Sun Throws A Tupperware Party For Java, And 34,000 Consumers Show Up
During the 12-week campaign, 1,100 self-selected agents spread out across the country, introduced their friends, relatives, and coworkers to Java.com, and encouraged them to log on.
"Java Inside" as a marketing slogan? Something of the sort is well on its way.
Armed with a survey that showed 86% of consumers have heard of Java, and that 33% prefer products that use the technology, Sun marched up to the Blu-ray consortium's leadership team and asked them to brand the next-generation optical disc format with the Java logo. "They first asked us what we would pay, but when we showed them the survey, they agreed to do it for free," says Mark Herring, senior director of Java brand marketing for Sun.

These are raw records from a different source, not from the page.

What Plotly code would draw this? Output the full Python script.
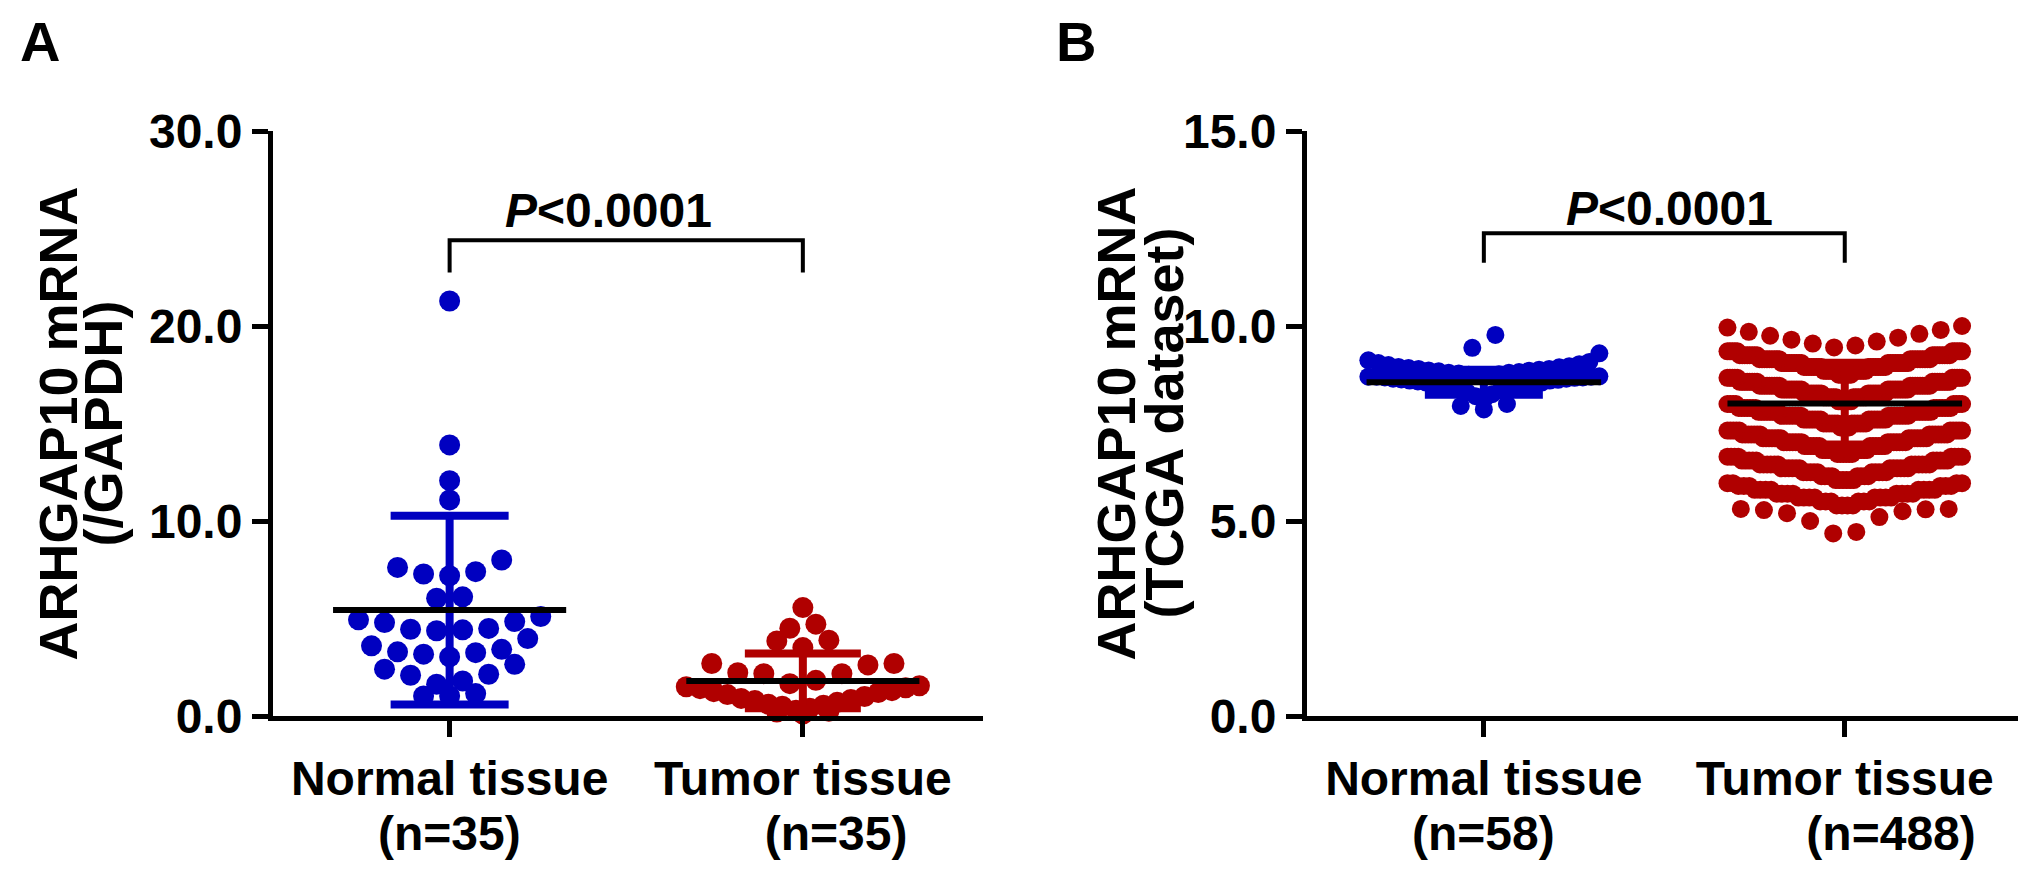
import numpy as np
import plotly.graph_objects as go

FONT = "Liberation Sans, Arial, sans-serif"
BLUE = "#0000C0"
RED = "#B00000"
NBSP = "\u00a0"

# ---- data ----
# panel A: qRT-PCR, ARHGAP10 / GAPDH
a_normal = [21.28, 13.90, 12.07, 11.08, 8.00, 7.62, 7.40, 7.28, 7.19, 6.11, 6.04,
            5.10, 4.93, 4.84, 4.79, 4.49, 4.45, 4.42, 4.37, 3.97, 3.60, 3.42, 3.29,
            3.25, 3.17, 3.03, 2.65, 2.40, 2.14, 2.09, 1.80, 1.63, 1.15, 1.03, 1.03]
a_tumor = [5.56, 4.71, 4.50, 3.89, 3.85, 3.51, 2.69, 2.69, 2.62, 2.22, 2.17, 2.17,
           1.83, 1.66, 1.55, 1.50, 1.45, 1.40, 1.30, 1.25, 1.20, 1.10, 1.00, 0.90,
           0.85, 0.80, 0.70, 0.60, 0.55, 0.50, 0.40, 0.30, 0.25, 0.20, 0.10]
a_mean = [5.43, 1.80]
a_sd = [4.84, 1.40]
a_groups = ["Normal tissue", "Tumor tissue"]
a_n = ["(n=35)", NBSP * 5 + "(n=35)"]

# panel B: TCGA dataset
b_normal = [9.77, 9.44, 9.30, 9.12, 9.08, 9.05, 9.02, 9.00, 8.97, 8.95, 8.94, 8.92,
            8.90, 8.90, 8.88, 8.86, 8.85, 8.84, 8.82, 8.80, 8.80, 8.78, 8.76, 8.75,
            8.74, 8.73, 8.71, 8.70, 8.70, 8.70, 8.68, 8.68, 8.67, 8.65, 8.65, 8.63,
            8.62, 8.60, 8.60, 8.58, 8.55, 8.55, 8.52, 8.50, 8.50, 8.48, 8.45, 8.45,
            8.42, 8.40, 8.35, 8.30, 8.25, 8.20, 8.10, 8.00, 7.95, 7.86]
# tumour group is too dense to read point by point: value level and count
b_tumor_levels = [10.00, 9.96, 9.90, 9.85, 9.80, 9.75, 9.70, 9.65, 9.60, 9.55, 9.50, 9.45,
                  9.35, 9.25, 9.15, 9.05, 8.95, 8.85, 8.75,
                  8.67, 8.57, 8.47, 8.37, 8.27, 8.17, 8.07,
                  8.00, 7.90, 7.80, 7.70, 7.60, 7.50, 7.40,
                  7.32, 7.22, 7.12, 7.02, 6.92, 6.82, 6.72,
                  6.65, 6.55, 6.45, 6.35, 6.25, 6.15, 6.05,
                  5.97, 5.90, 5.80, 5.70, 5.60, 5.50, 5.40,
                  5.31, 5.30, 5.28, 5.25, 5.20, 5.10, 5.00, 4.72, 4.68]
b_tumor_counts = [1] * 12 + \
                 [10, 16, 18, 18, 16, 12, 6] + \
                 [10, 16, 18, 18, 16, 12, 6] + \
                 [8, 14, 16, 16, 14, 12, 4] + \
                 [10, 14, 14, 14, 12, 10, 6] + \
                 [8, 10, 12, 12, 10, 8, 6] + \
                 [4, 6, 8, 8, 8, 6, 4] + \
                 [2, 1, 1, 1, 1, 1, 1, 1, 1]
b_mean = [8.56, 8.01]
b_sd = [0.32, 1.05]
b_groups = ["Normal tissue", "Tumor tissue"]
b_n = ["(n=58)", NBSP * 7 + "(n=488)"]

b_tumor = np.repeat(b_tumor_levels, b_tumor_counts)
assert len(b_tumor) == 488 and len(b_normal) == 58


def swarm(values, center, bin_h, origin, step, half_w):
    """GraphPad-like scatter: bin by value, spread each bin centre-outwards."""
    v = np.sort(np.asarray(values, dtype=float))
    idx = np.floor((v - origin) / bin_h).astype(int)
    xs = np.empty_like(v)
    for b in np.unique(idx):
        sel = np.where(idx == b)[0]
        n = len(sel)
        s = min(step, 2 * half_w / max(n - 1, 1))
        slots = [0.0] if n % 2 else []
        k = 1.0 if n % 2 else 0.5
        while len(slots) < n:
            slots.append(-k)
            if len(slots) < n:
                slots.append(k)
            k += 1
        xs[sel] = center + np.array(slots) * s
    return xs, v


fig = go.Figure()


def add_group(values, i, color, size, bin_h, origin, step, half_w, mean, sd,
              mean_half, cap, xa, ya):
    xs, ys = swarm(values, i, bin_h, origin, step, half_w)
    fig.add_trace(go.Scatter(
        x=xs, y=ys, mode="markers", xaxis=xa, yaxis=ya, cliponaxis=False,
        marker=dict(size=size, color=color, line=dict(width=0)),
        hoverinfo="y",
    ))
    # SD whiskers in group colour
    fig.add_trace(go.Scatter(
        x=[i], y=[mean], mode="markers", xaxis=xa, yaxis=ya, cliponaxis=False,
        marker=dict(size=1, color="rgba(0,0,0,0)"),
        error_y=dict(type="data", array=[sd], color=color, thickness=8, width=cap),
        hoverinfo="skip",
    ))
    # mean line in black
    fig.add_trace(go.Scatter(
        x=[i], y=[mean], mode="markers", xaxis=xa, yaxis=ya, cliponaxis=False,
        marker=dict(size=1, color="rgba(0,0,0,0)"),
        error_x=dict(type="data", array=[mean_half], color="black", thickness=6, width=0),
        hoverinfo="skip",
    ))


add_group(a_normal, 0, BLUE, 21, 1.3, 0.3, 0.0737, 0.33, a_mean[0], a_sd[0], 0.33, 59, "x", "y")
add_group(a_tumor, 1, RED, 21, 1.3, 0.3, 0.0737, 0.33, a_mean[1], a_sd[1], 0.33, 58, "x", "y")
add_group(b_normal, 0, BLUE, 18, 0.68, 4.64, 0.064, 0.32, b_mean[0], b_sd[0], 0.325, 59, "x2", "y2")
add_group(b_tumor, 1, RED, 18, 0.68, 4.64, 0.064, 0.325, b_mean[1], b_sd[1], 0.325, 59, "x2", "y2")

# the page body keeps its default 8px margin, so the figure is 16px smaller
# than the window and screen positions are shifted by OFF
OFF = 8
W, H = 2031 - 2 * OFF, 870 - 2 * OFF


def px(x):
    return (x - OFF) / W


def py(y):
    return 1 - (y - OFF) / H


bold48 = dict(family=FONT, size=48, color="black", weight="bold")
axis_common = dict(
    showline=True, linewidth=5, linecolor="black", ticks="outside", ticklen=16,
    tickwidth=5, tickcolor="black", showgrid=False, zeroline=False,
    tickfont=bold48, fixedrange=True, automargin=False,
)
y_dom = [py(716), py(131)]

fig.update_layout(
    width=W, height=H, margin=dict(l=0, r=0, t=0, b=0, autoexpand=False),
    paper_bgcolor="white", plot_bgcolor="white", showlegend=False,
    xaxis=dict(domain=[px(273), px(983)], range=[-0.5, 1.51], tickvals=[0, 1],
               ticktext=a_groups, anchor="y", **axis_common),
    yaxis=dict(domain=y_dom, range=[0, 30], tickvals=[0, 10, 20, 30],
               tickformat=".1f", anchor="x", **axis_common),
    xaxis2=dict(domain=[px(1307), px(2018)], range=[-0.49, 1.48], tickvals=[0, 1],
                ticktext=b_groups, anchor="y2", **axis_common),
    yaxis2=dict(domain=y_dom, range=[0, 15], tickvals=[0, 5, 10, 15],
                tickformat=".1f", anchor="x2", **axis_common),
)

# second line of the category labels (group sizes)
for xr, labels in (("x", a_n), ("x2", b_n)):
    for i, txt in enumerate(labels):
        fig.add_annotation(x=i, y=py(833), xref=xr, yref="paper", text=txt,
                           showarrow=False, xanchor="center", yanchor="middle",
                           font=bold48)

# significance brackets: (foot, top, text centre x, text y)
BRACKET_A = (22.75, 24.4, 0.45, 25.9)
BRACKET_B = (11.62, 12.38, 0.515, 13.02)
for xr, yr, (lo, hi, tx, ty) in (("x", "y", BRACKET_A), ("x2", "y2", BRACKET_B)):
    fig.add_shape(type="path", xref=xr, yref=yr,
                  path=f"M 0,{lo} L 0,{hi} L 1,{hi} L 1,{lo}",
                  line=dict(color="black", width=4))
    fig.add_annotation(x=tx, y=ty, xref=xr, yref=yr, showarrow=False,
                       text="<i>P</i>&lt;0.0001", xanchor="center", yanchor="middle",
                       font=bold48)

# y titles, one annotation per line to keep the lines tight
title_font = dict(family=FONT, size=54, color="black", weight="bold")
for xc, txt in ((57, "ARHGAP10 mRNA"), (102, "(/GAPDH)"),
                (1115, "ARHGAP10 mRNA"), (1163, "(TCGA dataset)")):
    fig.add_annotation(x=px(xc), y=sum(y_dom) / 2, xref="paper", yref="paper",
                       text=txt, textangle=-90, showarrow=False,
                       xanchor="center", yanchor="middle", font=title_font)

# panel letters
for xc, letter in ((40, "A"), (1076, "B")):
    fig.add_annotation(x=px(xc), y=1, xref="paper", yref="paper", text=letter,
                       showarrow=False, xanchor="center", yanchor="top",
                       font=dict(family=FONT, size=56, color="black", weight="bold"))

fig.write_html("out.html")
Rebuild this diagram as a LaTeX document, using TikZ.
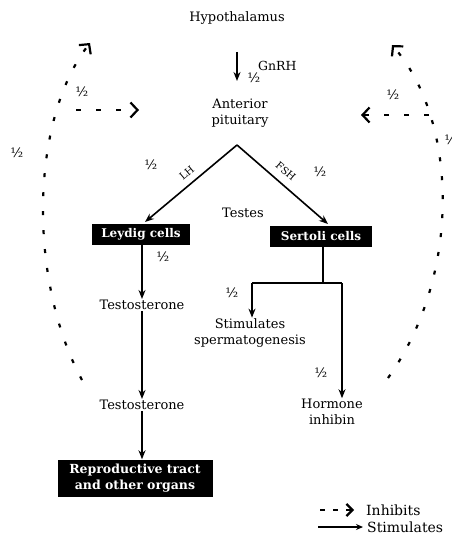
\documentclass[tikz,border=0pt]{standalone}
\usepackage{fontspec}
\setmainfont{DejaVu Serif}
\usetikzlibrary{arrows.meta}
\begin{document}
\begin{tikzpicture}[x=1pt,y=-1pt,
 txt/.style={font=\fontsize{13}{15.5}\selectfont, align=center, inner sep=1pt},
 blk/.style={fill=black, text=white, font=\bfseries\fontsize{12}{14}\selectfont, inner sep=2pt, align=center},
 half/.style={font=\fontsize{13}{13}\selectfont, inner sep=0pt},
 lbl/.style={font=\fontsize{10}{12}\selectfont, inner sep=0.5pt},
 leg/.style={font=\fontsize{12.5}{14}\selectfont, inner sep=1pt},
 stim/.style={line width=1.6pt, -{Stealth[length=9pt,width=7pt]}},
 inh/.style={line width=2.2pt, dash pattern=on 4pt off 15pt, -{Straight Barb[length=7pt,width=15pt,line width=2.2pt]}},
 inhleg/.style={line width=2.2pt, dash pattern=on 5pt off 8pt, -{Straight Barb[length=6pt,width=12pt,line width=2.2pt]}},
]
\useasboundingbox (0,0) rectangle (451,537);
\clip (0,0) rectangle (451,537);

% main nodes
\node[txt] (hyp) at (237,18) {Hypothalamus};
\node[txt] (ant) at (240,113) {Anterior\\pituitary};
\coordinate (apex) at (237,145);
\node[txt] (testes) at (243,213) {Testes};
\node[blk, minimum width=98pt, minimum height=21pt] (leydig) at (141,234) {Leydig cells};
\node[blk, minimum width=102pt, minimum height=21pt] (sertoli) at (321,236) {Sertoli cells};
\node[txt] (t1) at (142,305) {Testosterone};
\node[txt] (t2) at (142,405) {Testosterone};
\node[blk, minimum width=155pt, minimum height=37pt, font=\bfseries\fontsize{12.5}{16}\selectfont] (repro) at (135,478) {Reproductive tract\\and other organs};
\node[txt] (sperm) at (250,333) {Stimulates\\spermatogenesis};
\node[txt] (inhib) at (332,412) {Hormone\\inhibin};

% stimulatory arrows
\draw[stim] (237,52) -- (237,81) coordinate (gn);
\node[leg, anchor=west] (gnrh) at (257,66) {GnRH};
\draw[stim] (apex) -- node[lbl, sloped, above=6pt, pos=0.47] (lh) {LH} (145,222);
\draw[stim] (apex) -- node[lbl, sloped, above=7pt, pos=0.45] (fsh) {FSH} (328,224);
\draw[stim] (leydig.south -| 142,0) -- (t1.north);
\draw[stim] (t1.south) -- (t2.north);
\draw[stim] (t2.south) -- (repro.north -| 142,0);
\coordinate (sbr) at (323,283);
\draw[line width=1.6pt] (sertoli.south -| sbr) -- (sbr);
\draw[line width=1.6pt] (252,283) -- (342,283);
\draw[stim] (252,283) -- (sperm.north -| 252,0);
\draw[stim] (342,283) -- (inhib.north -| 342,0);

% halves
\node[half] (h1) at (254,78) {½};
\node[half] (h2) at (82,92) {½};
\node[half] (h3) at (17,153) {½};
\node[half] (h4) at (151,165) {½};
\node[half] (h5) at (320,172) {½};
\node[half] (h6) at (163,257) {½};
\node[half] (h7) at (232,293) {½};
\node[half] (h8) at (321,373) {½};
\node[half] (h9) at (393,95) {½};
\node[half] (h10) at (451,140) {½};

% inhibitory feedback
\coordinate (lb) at (82,380);
\coordinate (lt) at (90,43);
\draw[inh] (lb) .. controls (28,280) and (30,120) .. (lt);
\coordinate (rb) at (388,378);
\coordinate (rt) at (392,45);
\draw[inh] (rb) .. controls (462,275) and (458,120) .. (rt);
\coordinate (lh0) at (76,110);
\coordinate (lh1) at (139,110);
\draw[inh, dash pattern=on 5pt off 15pt] (lh0) -- (lh1);
\coordinate (rh0) at (429,115);
\coordinate (rh1) at (361,115);
\draw[inh, dash pattern=on 5pt off 15pt] (rh0) -- (rh1);

% legend
\coordinate (li0) at (320,510);
\coordinate (li1) at (354,510);
\draw[inhleg] (li0) -- (li1);
\node[leg, anchor=west, font=\fontsize{14}{16}\selectfont] (linh) at (365,510) {Inhibits};
\coordinate (ls0) at (318,527);
\coordinate (ls1) at (363,527);
\draw[line width=1.4pt, -{Stealth[length=7pt,width=6pt]}] (ls0) -- (ls1);
\node[leg, anchor=west, font=\fontsize{14}{16}\selectfont] (lstim) at (366,527) {Stimulates};
\end{tikzpicture}
\end{document}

Herring had never thought of Java as a consumer brand until four years ago, when a colleague's child asked him where to find more Java games. "That was my 'aha' moment, because why Java? This wasn't a computer nerd, just a kid," says Herring. Upon probing, it turned out that the young game player felt that Java games "were much cooler than others." "He basically articulated a whole strategy for developing general consumer interest in the brand," says Herring.
That was the dawn of a new era in Java marketing, which was to develop a consumer community that would spread the word about the escalating number of Java-based products being developed across a variety of industries, including entertainment, education, government, transportation, finance, telecommunications, and more.
At the heart of this strategy was the establishment of Java.com a place where Java enthusiasts can go to talk to each other, swap insights, download the latest games, and try out spotlighted applications. Currently featured is "Airport Monitor," which provides users with a dynamic interactive display of air traffic and flight information for major U.S. airports.
Not incidentally, ideas for improvements to existing Java-based products are in abundance--as are recommendations for new products.
With more than 15 million unique visitors every month, Sun considers the site an "enormous success," says Herring, who says the goal, from Sun's perspective, is that the more people talk about Java, the more infrastructure the company can sell--which, after all, is how it makes its money.
But despite the success of the site, Herring wanted more. "We wanted to understand more precisely how word of mouth about Java was working," he says. He turned to BzzAgent, a word-of-mouth marketing firm (see main article, "Beyond Viral: Using The Web To Nurture 'Contagious Behavior' Among Customers") to employ volunteer "agents" to go out and try to spread the word about Java to other consumers using face-to-face rather than online encounters During the 12-week campaign, 1,100 self-selected agents spread out across the country, introduced their friends, relatives, and co-workers to Java.com, and encouraged them to log on. Everyone who was "buzzed" was then asked to detailed reports on their reactions to the site.
Based on field reports, Sun estimates the low-tech word-of-mouth campaign spread to nearly 34,000 people.
"And not only did we reach those consumers, we learned a lot about how to improve the site, about making it more interactive, and emphasizing Java as used for mobile browsing and game playing," says Herring.
One thing that was nervous-making, says Herring: BzzAgent won't take your money unless you are "buzzable"--that is, unless sufficient numbers of buzz agents actually volunteer to work on behalf of your product. "We were excited that so many signed up," he says. "That was good validation."